I also want to mention I am not leaving myself limited to one option for the next 3 or 6 months.  That option being working in San Francisco.  Although I am committed to making things happen here, I am also preparing myself for other options.  I am currently applying to a couple MBA programs, the Peace Corps, and speaking with a recruiter for the USAF (as an officer).

I once held a belief that I had no good options.  This is entirely untrue.  We always have options.  Sometimes we have to go beyond what we think is possible or reasonable.  If I have to join the military to create the life I desire, so be it.  All things considered, entering the Air Force as an officer is pretty damn sweet.  They start you off at 2800 a month.  You get free housing or housing allowance, as well as clothing allowance, food allowance, and health care.  Also, you get one month paid vacation a year.  Not to mention the high possibility I get to live in another country for a year or two.  I will say I do not want to see combat.  Not even in the slightest.  I’m quite certain I could not kill a man.  I won’t even intentionally kill a bug.  I’m serious.  In Hawaii, my bedroom has a lava rock wall and giant, flying roaches come through at night.  I catch them in a net and put them outside.

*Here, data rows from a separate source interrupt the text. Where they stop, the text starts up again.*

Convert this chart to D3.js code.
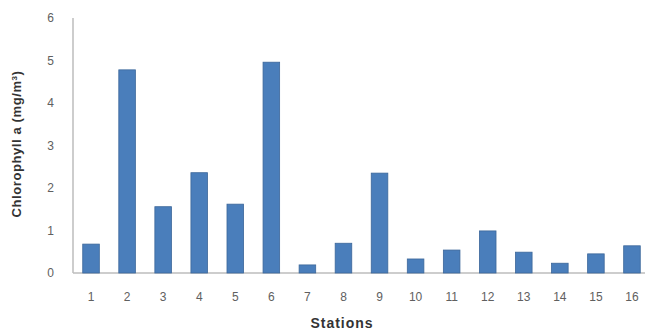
<!DOCTYPE html>
<html>
<head>
<meta charset="utf-8">
<script src="https://cdn.jsdelivr.net/npm/d3@7"></script>
<style>
  html, body { margin: 0; padding: 0; background: #fff; }
  svg { display: block; }
</style>
</head>
<body>
<svg id="chart" width="645" height="331"></svg>
<script>
const stations = ["1","2","3","4","5","6","7","8","9","10","11","12","13","14","15","16"];
const chlorophyll = [0.68, 4.78, 1.56, 2.36, 1.62, 4.96, 0.19, 0.70, 2.35, 0.33, 0.54, 0.99, 0.49, 0.23, 0.45, 0.64];
const yTicks = [0, 1, 2, 3, 4, 5, 6];
const xTitle = "Stations";

const svg = d3.select("#chart");
const mLeft = 73, mRight = 650, mTop = 18, mBottom = 273;

const x = d3.scaleBand().domain(stations).range([mLeft, mRight]).paddingInner(0.54).paddingOuter(0.27);
const y = d3.scaleLinear().domain([0, 6]).range([mBottom, mTop]);

// axes lines
svg.append("line").attr("x1", mLeft).attr("x2", mLeft).attr("y1", mTop).attr("y2", mBottom)
  .attr("stroke", "#bdbdbd").attr("stroke-width", 1.5);
svg.append("line").attr("x1", mLeft).attr("x2", 645).attr("y1", mBottom).attr("y2", mBottom)
  .attr("stroke", "#bdbdbd").attr("stroke-width", 1.5);

// bars
svg.append("g").selectAll("rect").data(chlorophyll).join("rect")
  .attr("x", (d, i) => x(stations[i]))
  .attr("width", x.bandwidth())
  .attr("y", d => y(d))
  .attr("height", d => y(0) - y(d))
  .attr("fill", "#4a7ebb")
  .attr("stroke", "#3c679a")
  .attr("stroke-width", 0.8);

const fam = "Liberation Sans, Arial, sans-serif";

// y tick labels
const yAxis = d3.axisLeft(y).tickValues(yTicks).tickSize(0).tickPadding(19).tickFormat(d3.format("d"));
const gy = svg.append("g").attr("transform", `translate(${mLeft},0)`).call(yAxis);
gy.select(".domain").remove();
gy.selectAll("text").attr("font-family", fam).attr("font-size", 12).attr("fill", "#606060");

// x tick labels
const xAxis = d3.axisBottom(x).tickSize(0).tickPadding(19);
const gx = svg.append("g").attr("transform", `translate(0,${mBottom})`).call(xAxis);
gx.select(".domain").remove();
gx.selectAll("text").attr("font-family", fam).attr("font-size", 12).attr("fill", "#606060");

// axis titles
svg.append("text").attr("x", 342).attr("y", 328).attr("text-anchor", "middle")
  .attr("font-family", fam).attr("font-size", 14).attr("letter-spacing", 1)
  .attr("font-weight", "bold").attr("fill", "#333").text(xTitle);

const yt = svg.append("text").attr("transform", "translate(21,144) rotate(-90)")
  .attr("text-anchor", "middle")
  .attr("font-family", fam).attr("font-size", 13).attr("letter-spacing", 0.6)
  .attr("font-weight", "bold").attr("fill", "#333");
yt.append("tspan").text("Chlorophyll a (mg/m");
yt.append("tspan").attr("baseline-shift", "super").attr("font-size", 8).text("3");
yt.append("tspan").text(")");
</script>
</body>
</html>
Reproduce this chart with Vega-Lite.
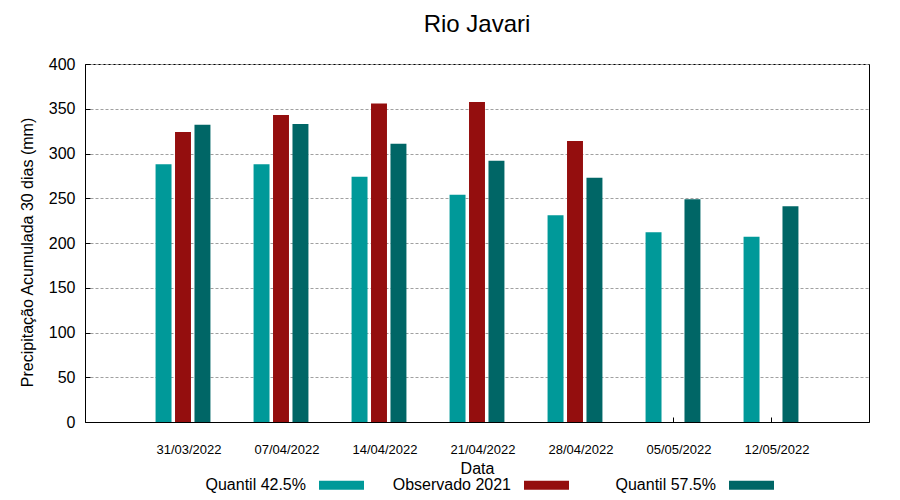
{
  "$schema": "https://vega.github.io/schema/vega-lite/v6.json",
  "width": 784,
  "height": 358,
  "autosize": {"type": "none"},
  "padding": {"left": 85, "top": 64, "right": 31, "bottom": 78},
  "background": "white",
  "title": {"text": "Rio Javari", "fontSize": 24, "font": "Liberation Sans", "fontWeight": "normal", "color": "black", "anchor": "middle", "offset": 19},
  "config": {
    "font": "Liberation Sans",
    "view": {"stroke": "black", "strokeWidth": 1}
  },
  "data": {
    "values": [
      {"date": "31/03/2022", "series": "Quantil 42.5%", "value": 288},
      {"date": "31/03/2022", "series": "Observado 2021", "value": 324},
      {"date": "31/03/2022", "series": "Quantil 57.5%", "value": 332},
      {"date": "07/04/2022", "series": "Quantil 42.5%", "value": 288},
      {"date": "07/04/2022", "series": "Observado 2021", "value": 343},
      {"date": "07/04/2022", "series": "Quantil 57.5%", "value": 333},
      {"date": "14/04/2022", "series": "Quantil 42.5%", "value": 274},
      {"date": "14/04/2022", "series": "Observado 2021", "value": 356},
      {"date": "14/04/2022", "series": "Quantil 57.5%", "value": 311},
      {"date": "21/04/2022", "series": "Quantil 42.5%", "value": 254},
      {"date": "21/04/2022", "series": "Observado 2021", "value": 357.5},
      {"date": "21/04/2022", "series": "Quantil 57.5%", "value": 292},
      {"date": "28/04/2022", "series": "Quantil 42.5%", "value": 231},
      {"date": "28/04/2022", "series": "Observado 2021", "value": 314},
      {"date": "28/04/2022", "series": "Quantil 57.5%", "value": 273},
      {"date": "05/05/2022", "series": "Quantil 42.5%", "value": 212},
      {"date": "05/05/2022", "series": "Quantil 57.5%", "value": 249},
      {"date": "12/05/2022", "series": "Quantil 42.5%", "value": 207},
      {"date": "12/05/2022", "series": "Quantil 57.5%", "value": 241}
    ]
  },
  "mark": {"type": "bar"},
  "encoding": {
    "x": {
      "field": "date", "type": "nominal", "sort": null,
      "scale": {"paddingInner": 0.44, "paddingOuter": 0.72},
      "title": "Data",
      "axis": {
        "labelAngle": 0, "labelFontSize": 13, "labelColor": "black", "labelOffset": 6,
        "labelPadding": 26, "ticks": true, "tickSize": -5, "tickColor": "black", "tickWidth": 1, "tickOpacity": 1, "domainColor": "black",
        "titleFontSize": 16, "titleFontWeight": "normal", "titleColor": "black", "titlePadding": 4,
        "grid": false
      }
    },
    "xOffset": {
      "field": "series", "type": "nominal",
      "sort": ["Quantil 42.5%", "Observado 2021", "Quantil 57.5%"],
      "scale": {"domain": ["Quantil 42.5%", "Observado 2021", "Quantil 57.5%"], "paddingInner": 0.18, "paddingOuter": 0}
    },
    "y": {
      "field": "value", "type": "quantitative",
      "scale": {"domain": [0, 400], "nice": false},
      "title": "Precipitação Acumulada 30 dias (mm)",
      "axis": {
        "values": [0, 50, 100, 150, 200, 250, 300, 350, 400],
        "labelFontSize": 16, "labelColor": "black", "labelPadding": 15,
        "ticks": true, "tickSize": -5, "tickColor": "black", "domainColor": "black",
        "grid": true, "gridColor": "#a0a0a0", "gridDash": [3, 2], "gridWidth": 1,
        "titleFontSize": 16, "titleFontWeight": "normal", "titleColor": "black", "titlePadding": 13, "titleY": 188
      }
    },
    "color": {
      "field": "series", "type": "nominal",
      "sort": ["Quantil 42.5%", "Observado 2021", "Quantil 57.5%"],
      "scale": {"domain": ["Quantil 42.5%", "Observado 2021", "Quantil 57.5%"], "range": ["#009999", "#940e0e", "#006666"]},
      "legend": {
        "title": null, "orient": "none", "legendX": 234, "legendY": 398.5,
        "direction": "horizontal", "columns": 3, "gridAlign": "all", "columnPadding": 28,
        "symbolType": "M-1,-0.2h2v0.4h-2z", "symbolSize": 2025, "symbolStrokeWidth": 0, "symbolOpacity": 1,
        "labelAlign": "right", "labelOffset": -58, "labelFontSize": 16, "labelColor": "black", "labelLimit": 300
      }
    }
  }
}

Anyway, back to the goals.

What specific measurable goals am I going to accomplish by the end of this year:

  • Full-time employment or full-time education
  • Complete clarity towards my career path
  • Minimum pay of 4000 a month or one semester of graduate school done
  • 3 additional SOLID career/professional references that are passionate about recommending me for jobs
  • Improved resume that displays direction
  • A professional life I am proud of and excited about

I know I’ll update this more and more over the next couple months.  Right now all of my focus is on my MBA apps, one of which is due tomorrow.  That being said, I need to get some sleep so I can crush it tomorrow.